In the past few years Anna Wintour has evolved from ‘just’ editor-in-chief of Vogue US into an iconic image both in and of the fashion world, the oversized sunglasses and perfect bob cut being known to both insiders and the masses.
Within Vogue, Wintour has managed to almost single-handedly change the course of not just entire collections, but entire season trends; the England-born editor has, in the past decade, shifted the power scales of the fashion world so designers answer to the media and not the other way around. She is responsible for creating Vogue’s “Fashion’s Night Out”, which is now a worldwide event, and is not only a trustee of the New York Metropolitan Museum of Art but also has a seat on President Obama’s Committee on Arts and Humanity.

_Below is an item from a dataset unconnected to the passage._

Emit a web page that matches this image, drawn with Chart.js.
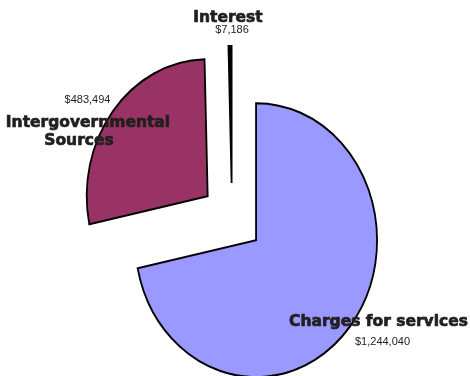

One would think this would be (more than) enough for 63-year-old Wintour, whose career has never stagnated and even flourished with the recession as she brought a new, more approachable vision to Vogue US in a time when people would be more than ready to give up on the luxury of fashion. But maybe it is exactly because of this that Wintour’s new title came about: the appointment as artistic director for the entire Condé Nast.
It sounds, quite frankly, absolutely insane. But it is not unexpected. At an age when most people with a regular day job would be considering retirement, Wintour keeps racking on the credits, now being named responsible for the artistic direction of Condé Nast’s 18 publications – including The New Yorker, Vanity Fair and, one of my personal favourites, GQ.
Vogue US has recently been receiving some backlash due to its increasingly commercial take on fashion, growing less intellectual and more ‘shopping guide’ each month. Maybe this is Wintour’s final test – she can either strike gold and completely revamp the entire Condé Nast, boosting sales up into surreal values, or she can destroy more cerebral magazines like Vanity Fair by trying to turn them into Vogue US (which is, right now, not much more than a trend report and a catalogue). This might mean the nearing of an end for Wintour and a slow push out of Vogue US… or an absolute stroke of genius and the revival of an entire publishing house, in a way that will allow her to stay for longer than expected, leaving a legend and a legacy behind.
In any case, whether she fails or succeeds, it’s Anna Wintour: she is untouchable and will forever be on a pedestal. Wintour does whatever she wants, and that’s exactly why we still love her.